Goal → Look below for the line with "Give me the" and the line with "const yTickLabels = ['0.1', '1', '10', '100', '1000'];"; repeat exactly those two lines and all lines between them, but no pictures.

Dataset records →
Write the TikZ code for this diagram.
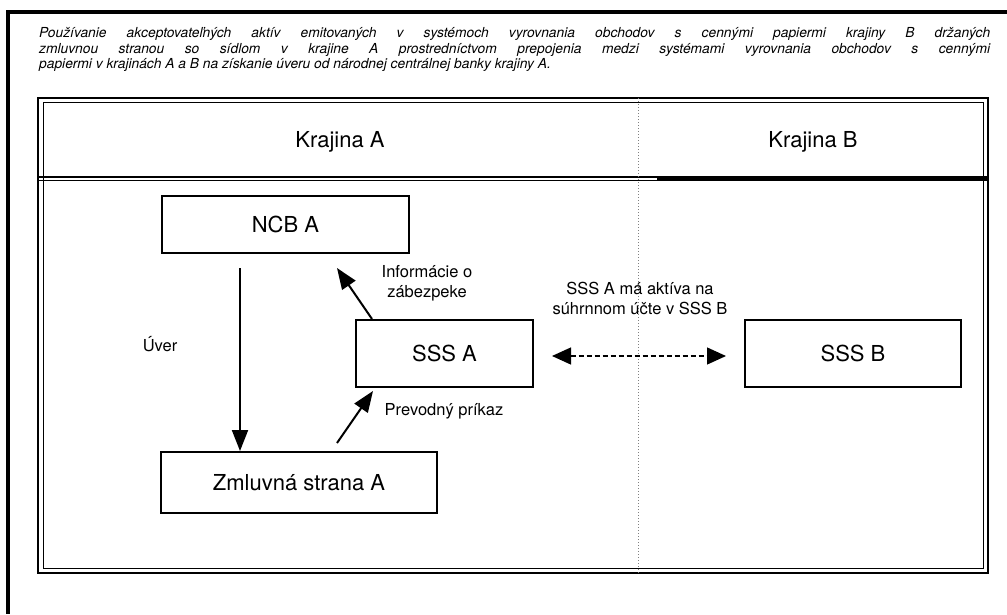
\documentclass[tikz,border=0pt]{standalone}
\usepackage{fontspec}
\setmainfont{TeX Gyre Heros}
\usetikzlibrary{arrows.meta}
\tikzset{
    box/.style={draw,line width=2pt,inner sep=0pt,font=\fontsize{22}{26}\selectfont},
    lbl/.style={align=center,inner sep=0pt,font=\fontsize{16.5}{20}\selectfont},
    arr/.style={line width=2pt,-{Triangle[length=21pt,width=16pt]}},
    dasharr/.style={line width=1.3pt,dash pattern=on 5pt off 3pt,
        {Triangle[length=19pt,width=17pt]}-{Triangle[length=19pt,width=17pt]}},
}
\begin{document}
\begin{tikzpicture}[x=1pt,y=-1pt]
                \useasboundingbox (0,0) rectangle (1007,614);
                %% outer frame (top and left only)
                \draw[line width=3.2pt] (1007,12) -- (8,12) -- (8,614);
                %% title
                \node[anchor=base west,text width=951pt,align=justify,inner sep=0pt,
                    font=\itshape\fontsize{13.8}{15.6}\selectfont] (title) at (39,37.5)
                    {Používanie akceptovateľných aktív emitovaných v systémoch vyrovnania obchodov s cennými papiermi krajiny B držaných\linebreak
                     zmluvnou stranou so sídlom v krajine A prostredníctvom prepojenia medzi systémami vyrovnania obchodov s cennými\linebreak
                     papiermi v krajinách A a B na získanie úveru od národnej centrálnej banky krajiny A.};
                %% double frame
                \draw[line width=2.2pt] (38,98) rectangle (988,573);
                \draw[line width=1pt] (43,102.5) rectangle (983,568.5);
                \draw[line width=1.2pt] (38,177) -- (988,177);
                \draw[line width=1.6pt] (38,180.5) -- (988,180.5);
                \draw[line width=3.4pt] (657,179) -- (988,179);
                \draw[gray,dotted,line width=1pt] (638,98) -- (638,573);
                %% countries
                \node[font=\fontsize{22}{26}\selectfont] (kra) at (340,142) {Krajina A};
                \node[font=\fontsize{22}{26}\selectfont] (krb) at (813,142) {Krajina B};
                %% boxes
                \node[box,minimum width=247pt,minimum height=57pt] (ncb) at (285.5,224.5) {NCB A};
                \node[box,minimum width=177pt,minimum height=67pt] (sssa) at (444.5,353.5) {SSS A};
                \node[box,minimum width=216pt,minimum height=67pt] (sssb) at (853,353.5) {SSS B};
                \node[box,minimum width=276pt,minimum height=61pt] (zml) at (299,482.5) {Zmluvná strana A};
                %% arrows
                \draw[arr] ([xshift=79pt,yshift=-14pt]ncb.south west) -- ([xshift=80pt]zml.north west);
                \draw[arr] ([xshift=17pt]sssa.north west) -- ([xshift=176pt,yshift=-14pt]ncb.south west);
                \draw[arr] ([xshift=177pt,yshift=8pt]zml.north west) -- ([xshift=18pt,yshift=-3pt]sssa.south west);
                \draw[dasharr,shorten <=18pt,shorten >=18pt] ([yshift=-2.5pt]sssa.east) -- ([yshift=-2.5pt]sssb.west);
                %% labels
                \node[lbl] (uver) at (160,344) {Úver};
                \node[lbl] (info) at (427,283) {Informácie o\\zábezpeke};
                \node[lbl] (prev) at (444,411) {Prevodný príkaz};
                \node[lbl] (akt) at (640,298) {SSS A má aktíva na\\súhrnnom účte v SSS B};
\end{tikzpicture}
\end{document}
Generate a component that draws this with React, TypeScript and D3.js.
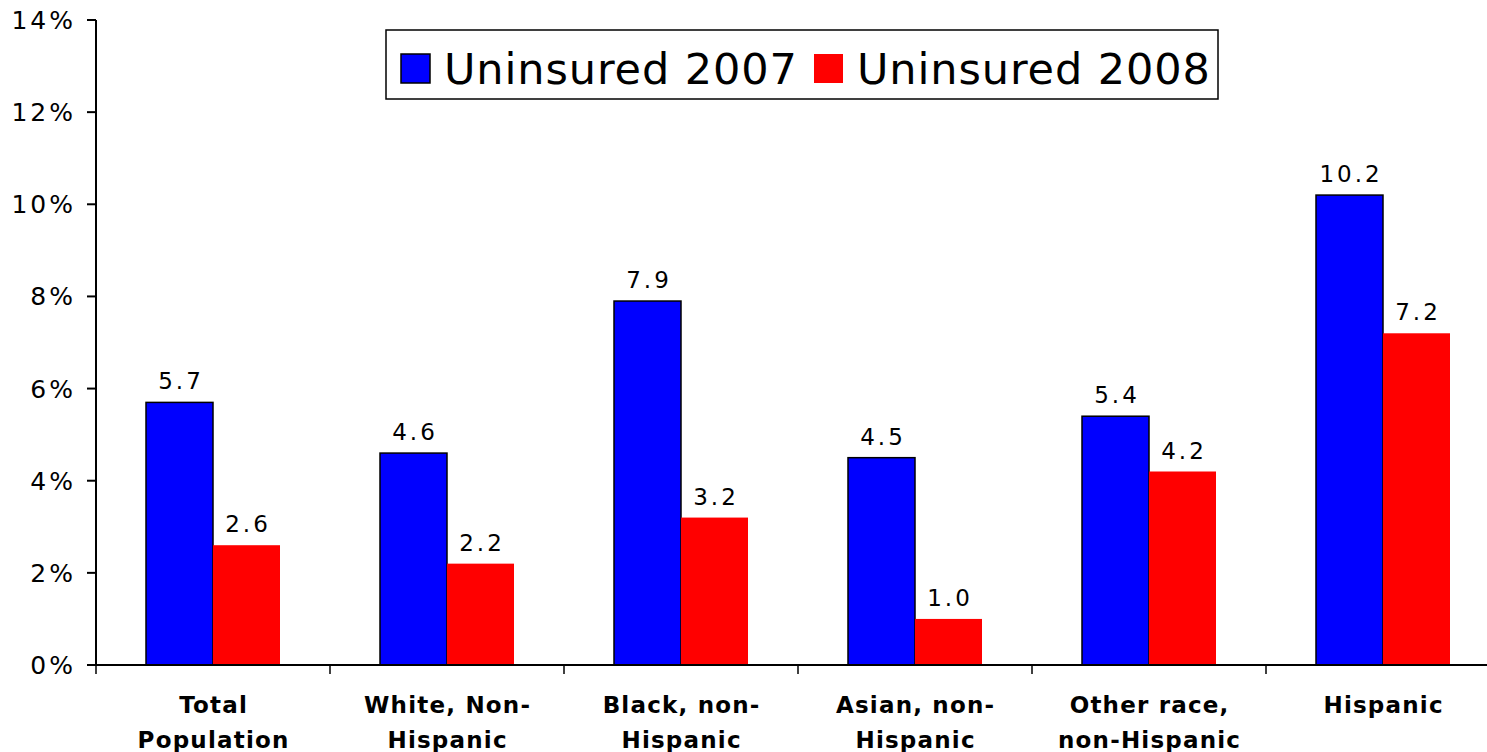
import React from "react";
import * as d3 from "d3";

const categories = [
  ["Total", "Population"],
  ["White, Non-", "Hispanic"],
  ["Black, non-", "Hispanic"],
  ["Asian, non-", "Hispanic"],
  ["Other race,", "non-Hispanic"],
  ["Hispanic"],
];
const uninsured2007 = [5.7, 4.6, 7.9, 4.5, 5.4, 10.2];
const uninsured2008 = [2.6, 2.2, 3.2, 1.0, 4.2, 7.2];
const yTicks = [0, 2, 4, 6, 8, 10, 12, 14];
const seriesNames = ["Uninsured 2007", "Uninsured 2008"];
const seriesColors = ["#0000ff", "#ff0000"];

const W = 1487;
const H = 752;
const FONT = "'DejaVu Sans', Verdana, sans-serif";

export default function App() {
  const x0 = 96;
  const x1 = 96 + 234 * 6;
  const yTop = 20;
  const yBot = 665;
  const y = d3.scaleLinear().domain([0, 14]).range([yBot, yTop]);
  const xBand = d3
    .scaleBand<number>()
    .domain(d3.range(categories.length))
    .range([x0, x1])
    .paddingInner(0)
    .paddingOuter(0);
  const bw = xBand.bandwidth();
  const barW = 67;
  const series = [uninsured2007, uninsured2008];
  const valLS = 3;
  const tickLS = 3;
  const catLS = 1.2;
  const legLS = 0.9;

  return (
    <svg
      width={W}
      height={H}
      style={{ position: "absolute", left: 0, top: 0, background: "#fff" }}
      fontFamily={FONT}
    >
      {/* bars */}
      {series.map((vals, si) =>
        vals.map((v, i) => {
          const cx = (xBand(i) as number) + bw / 2;
          const bx = cx - barW + si * barW;
          return (
            <g key={`${si}-${i}`}>
              <rect
                x={bx}
                y={y(v)}
                width={barW}
                height={yBot - y(v)}
                fill={seriesColors[si]}
                stroke={si === 0 ? "#000" : "none"}
                strokeWidth={1.5}
              />
              <text
                x={bx + barW / 2 + valLS / 2}
                y={y(v) - 13}
                textAnchor="middle"
                fontSize={23}
                letterSpacing={valLS}
                fill="#000"
              >
                {v.toFixed(1)}
              </text>
            </g>
          );
        })
      )}
      {/* y axis */}
      <line x1={x0} x2={x0} y1={yTop} y2={yBot} stroke="#000" strokeWidth={2} />
      {yTicks.map((t) => (
        <g key={t}>
          <line x1={x0 - 9} x2={x0} y1={y(t)} y2={y(t)} stroke="#000" strokeWidth={2} />
          <text
            x={73 + tickLS}
            y={y(t)}
            dy="0.36em"
            textAnchor="end"
            fontSize={25}
            letterSpacing={tickLS}
            fill="#000"
          >
            {t}%
          </text>
        </g>
      ))}
      {/* x axis */}
      <line x1={x0} x2={x1} y1={yBot} y2={yBot} stroke="#000" strokeWidth={2} />
      {d3.range(categories.length + 1).map((i) => {
        const tx = i < categories.length ? (xBand(i) as number) : x1;
        return (
          <line key={i} x1={tx} x2={tx} y1={yBot} y2={yBot + 9} stroke="#000" strokeWidth={1.5} />
        );
      })}
      {categories.map((lines, i) => {
        const cx = (xBand(i) as number) + bw / 2 + catLS / 2;
        return (
          <text
            key={i}
            textAnchor="middle"
            fontSize={23}
            fontWeight="bold"
            letterSpacing={catLS}
            fill="#000"
          >
            {lines.map((l, j) => (
              <tspan key={j} x={cx} y={713 + j * 35}>
                {l}
              </tspan>
            ))}
          </text>
        );
      })}
      {/* legend */}
      <rect x={386} y={30} width={832} height={69} fill="#fff" stroke="#000" strokeWidth={1.5} />
      {seriesNames.map((n, i) => {
        const sx = i === 0 ? 401 : 814;
        return (
          <g key={n}>
            <rect
              x={sx}
              y={54}
              width={29}
              height={29}
              fill={seriesColors[i]}
              stroke={i === 0 ? "#000" : "none"}
              strokeWidth={1.5}
            />
            <text x={sx + 43} y={84} fontSize={43} letterSpacing={legLS} fill="#000">
              {n}
            </text>
          </g>
        );
      })}
    </svg>
  );
}
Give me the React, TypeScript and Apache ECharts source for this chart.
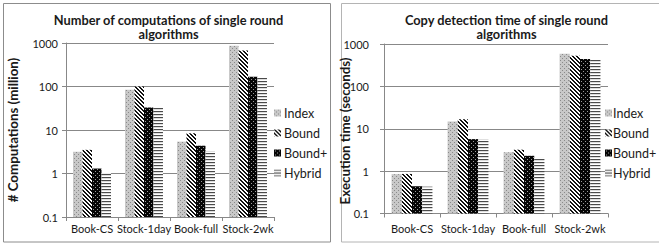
import React, { useEffect, useRef } from 'react';
import * as echarts from 'echarts';

const categories = ['Book-CS', 'Stock-1day', 'Book-full', 'Stock-2wk'];
const seriesNames = ['Index', 'Bound', 'Bound+', 'Hybrid'];
const yTickLabels = ['0.1', '1', '10', '100', '1000'];

// Left chart: number of computations (million)
const compIndex = [3.16, 84, 5.4, 860];
const compBound = [3.5, 100, 8.4, 670];
const compBoundPlus = [1.3, 33, 4.35, 168];
const compHybrid = [1.02, 34, 3.27, 163];

// Right chart: execution time (seconds)
const timeIndex = [0.85, 14.8, 2.8, 590];
const timeBound = [0.86, 16.7, 3.2, 525];
const timeBoundPlus = [0.44, 5.7, 2.3, 440];
const timeHybrid = [0.43, 5.7, 2.05, 435];

const leftTitle = 'Number of computations of single round\nalgorithms';
const rightTitle = 'Copy detection time of single round\nalgorithms';
const leftYName = '# Computations (million)';
const rightYName = 'Execution time (seconds)';

const AXIS_MIN = 0.1;
const AXIS_MAX = 1000;
const CATEGORY_GAP = 0.27;

const FONT = 'Lato, "Open Sans", sans-serif';
const TEXT = '#1a1a1a';
const LINE = '#888888';

function makeTile(w: number, h: number, bg: string, fn: (x: number, y: number) => string | null) {
  const c = document.createElement('canvas');
  c.width = w;
  c.height = h;
  const ctx = c.getContext('2d')!;
  ctx.fillStyle = bg;
  ctx.fillRect(0, 0, w, h);
  for (let y = 0; y < h; y++) {
    for (let x = 0; x < w; x++) {
      const col = fn(x, y);
      if (col) {
        ctx.fillStyle = col;
        ctx.fillRect(x, y, 1, 1);
      }
    }
  }
  return { image: c, repeat: 'repeat', imageWidth: w, imageHeight: h } as any;
}

export default function App() {
  const ref = useRef<HTMLDivElement>(null);
  useEffect(() => {
    if (!ref.current) return;
    const chart = echarts.init(ref.current, undefined, { renderer: 'svg' });

    const patterns = [
      makeTile(4, 4, '#c8c8c8', (x, y) => ((x === 0 && y === 0) || (x === 2 && y === 2) ? '#8a8a8a' : null)),
      makeTile(4, 4, '#ffffff', (x, y) => (((x - y + 8) % 4) < 2 ? '#111111' : null)),
      makeTile(4, 4, '#050505', (x, y) => ((x === 1 && y === 1) || (x === 3 && y === 3) ? '#9a9a9a' : null)),
      makeTile(2, 3, '#ffffff', (x, y) => (y === 0 ? '#4a4a4a' : y === 1 ? '#dcdcdc' : null)),
    ];

    const leftData = [compIndex, compBound, compBoundPlus, compHybrid];
    const rightData = [timeIndex, timeBound, timeBoundPlus, timeHybrid];

    const makeX = (gridIndex: number, margin: number) => ({
      type: 'category',
      gridIndex,
      data: categories,
      axisLine: { lineStyle: { color: LINE, width: 1 } },
      axisTick: { show: true, length: 4, lineStyle: { color: LINE } },
      axisLabel: { color: TEXT, fontFamily: FONT, fontSize: 11, margin, interval: 0 },
    });
    const makeY = (gridIndex: number, margin: number) => ({
      type: 'log',
      logBase: 10,
      gridIndex,
      min: AXIS_MIN,
      max: AXIS_MAX,
      axisLine: { show: true, lineStyle: { color: LINE, width: 1 } },
      axisTick: { show: true, length: 4, lineStyle: { color: LINE } },
      splitLine: { show: true, lineStyle: { color: LINE, width: 1 } },
      axisLabel: {
        color: TEXT,
        fontFamily: FONT,
        fontSize: 11,
        margin,
        formatter: (v: number) => {
          const idx = Math.round(Math.log10(v)) + 1;
          return yTickLabels[idx] ?? '';
        },
      },
    });

    const series: any[] = [];
    [leftData, rightData].forEach((group, gi) => {
      group.forEach((vals, si) => {
        const fill = patterns[si];
        series.push({
          type: 'custom',
          name: seriesNames[si],
          xAxisIndex: gi,
          yAxisIndex: gi,
          data: vals.map((v, ci) => [ci, v]),
          encode: { x: 0, y: 1 },
          itemStyle: { color: fill },
          renderItem: (params: any, api: any) => {
            const ci = api.value(0);
            const v = api.value(1);
            const top = api.coord([ci, v]);
            const base = api.coord([ci, AXIS_MIN]);
            const band = api.coord([1, v])[0] - api.coord([0, v])[0];
            const barW = (band * (1 - CATEGORY_GAP)) / seriesNames.length;
            const x0 = top[0] - (barW * seriesNames.length) / 2 + si * barW;
            return {
              type: 'rect',
              shape: { x: x0, y: top[1], width: barW, height: base[1] - top[1] },
              style: { fill },
            };
          },
        });
      });
    });

    const legendBase = {
      orient: 'vertical',
      data: seriesNames,
      itemWidth: 7,
      itemHeight: 7,
      itemGap: 6,
      padding: 0,
      icon: 'rect',
      selectedMode: false,
      textStyle: { color: TEXT, fontFamily: FONT, fontSize: 12.5, lineHeight: 14 },
    };

    chart.setOption({
      animation: false,
      backgroundColor: '#ffffff',
      grid: [
        { left: 66, top: 43, width: 208, height: 174 },
        { left: 384, top: 44, width: 224, height: 169.5 },
      ],
      xAxis: [makeX(0, 6), makeX(1, 9)],
      yAxis: [makeY(0, 8), makeY(1, 15)],
      legend: [
        { ...legendBase, left: 274, top: 106, textStyle: { ...legendBase.textStyle, padding: [0, 0, 0, -2] } },
        { ...legendBase, left: 605, top: 106, textStyle: { ...legendBase.textStyle, padding: [0, 0, 0, -4] } },
      ],
      graphic: [
        { type: 'rect', shape: { x: 3.5, y: 3.5, width: 327, height: 238.5 }, style: { fill: 'none', stroke: '#8c8c8c', lineWidth: 1 } },
        { type: 'rect', shape: { x: 341.5, y: 3.5, width: 330, height: 238.5 }, style: { fill: 'none', stroke: '#b4b4b4', lineWidth: 1 } },
        { type: 'text', x: 168.5, y: 27, style: { text: leftTitle, align: 'center', verticalAlign: 'middle', font: `bold 12.8px ${FONT}`, lineHeight: 14.5, fill: TEXT } },
        { type: 'text', x: 506.5, y: 27, style: { text: rightTitle, align: 'center', verticalAlign: 'middle', font: `bold 12.8px ${FONT}`, lineHeight: 14.5, fill: TEXT } },
        { type: 'text', x: 13, y: 130, rotation: Math.PI / 2, style: { text: leftYName, align: 'center', verticalAlign: 'middle', font: `bold 13.3px ${FONT}`, fill: TEXT } },
        { type: 'text', x: 345, y: 131, rotation: Math.PI / 2, style: { text: rightYName, align: 'center', verticalAlign: 'middle', font: `bold 13.3px ${FONT}`, fill: TEXT } },
      ],
      series,
    } as any);
    return () => chart.dispose();
  }, []);
  return (
    <div
      ref={ref}
      style={{ position: 'absolute', left: 0, top: 0, width: 659, height: 245 }}
    />
  );
}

Answer to this exercise →
Give me the React, TypeScript and Apache ECharts source for this chart.
import React, { useEffect, useRef } from 'react';
import * as echarts from 'echarts';

const categories = ['Book-CS', 'Stock-1day', 'Book-full', 'Stock-2wk'];
const seriesNames = ['Index', 'Bound', 'Bound+', 'Hybrid'];
const yTickLabels = ['0.1', '1', '10', '100', '1000'];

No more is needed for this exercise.